Ali burst into the national conscious in the early 1960s. At the time, he was a young heavyweight champion who converted to Islam and refused to serve in the Vietnam War, one of many political statements he would make throughout his life. Even in the weeks leading up to his death, Ali was publicly critical of Republican presidential candidate Donald Trump’s proposal to ban Muslims from entering the United States, saying “we as Muslims have to stand up to those who use Islam to advance their own personal agenda.”

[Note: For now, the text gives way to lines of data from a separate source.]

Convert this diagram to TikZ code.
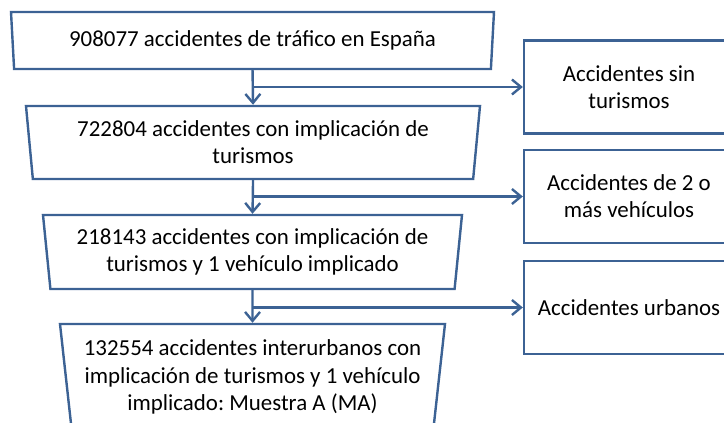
\documentclass[tikz,border=0pt]{standalone}
\usepackage{fontspec}
\setmainfont{Carlito}
\frenchspacing
\usetikzlibrary{shapes.geometric,arrows.meta}
\definecolor{boxline}{HTML}{3C6294}

\begin{document}
\begin{tikzpicture}[x=0.5pt,y=-0.5pt,
        txt/.style={font=\fontsize{11.45}{13.6}\selectfont,align=center,inner sep=0pt,draw=boxline,line width=1.2pt},
        trap/.style={txt,trapezium,shape border rotate=180,trapezium angle=81,trapezium stretches body},
        side/.style={txt,rectangle,minimum width=105pt,minimum height=46.5pt},
        flow/.style={draw=boxline,line width=1.2pt,-{Straight Barb[length=4.5pt,width=7.5pt]}}]
        \useasboundingbox (0,0) rectangle (724,423);
        \node[trap,minimum width=241.5pt,minimum height=28.5pt] (total) at (252.5,40.5) {908077 accidentes de tráfico en España};
        \node[trap,minimum width=227pt,minimum height=36.5pt] (turismos) at (253,142.5) {722804 accidentes con implicación de\\turismos};
        \node[trap,minimum width=209.5pt,minimum height=37pt] (unveh) at (252.5,252) {218143 accidentes con implicación de\\turismos y 1 vehículo implicado};
        \node[trap,minimum width=192.5pt,minimum height=53pt] (muestra) at (252.5,377) {132554 accidentes interurbanos con\\implicación de turismos y 1 vehículo\\implicado: Muestra A (MA)};
        \node[side] (sintur) at (629,87) {Accidentes sin\\turismos};
        \node[side] (dosveh) at (629,196.5) {Accidentes de 2 o\\más vehículos};
        \node[side] (urbanos) at (629,307.5) {Accidentes urbanos};
        \draw[flow] (total.south) -- (turismos.north);
        \draw[flow] (total.south |- sintur.west) -- (sintur.west);
        \draw[flow] (turismos.south) -- (unveh.north);
        \draw[flow] (turismos.south |- dosveh.west) -- (dosveh.west);
        \draw[flow] (unveh.south) -- (muestra.north);
        \draw[flow] (unveh.south |- urbanos.west) -- (urbanos.west);
    \end{tikzpicture}
\end{document}
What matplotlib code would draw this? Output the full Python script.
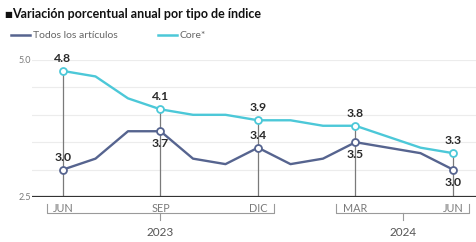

A fighter indeed, Muhammad Ali was also a natural showman. As Ali rose to fame in the late-60s, his mouth netted him as much attention as his fist. After all, we was the self-proclaimed “greatest.” Ali’s boxing career would always be linked with fellow heavyweight Joe Frazier, who passed away in 2011. Frazier wasn’t quite the showman that Ali was, but he packed an equally devastating punch. The three fights between the two superstars are some of the most significant fights in boxing history.

Born in Louisville, Kentucky, Ali began boxing at age 12, winning gold gloves before heading to the 1960 Olympics in Rome, winning a gold medal. He resided in Michigan for much of his post-boxing life, until he and wife Yolanda (“Lonnie”) Williams moved to Scottsdale, Arizona in January of 2007. A funeral service has been planned in his hometown of Louisville.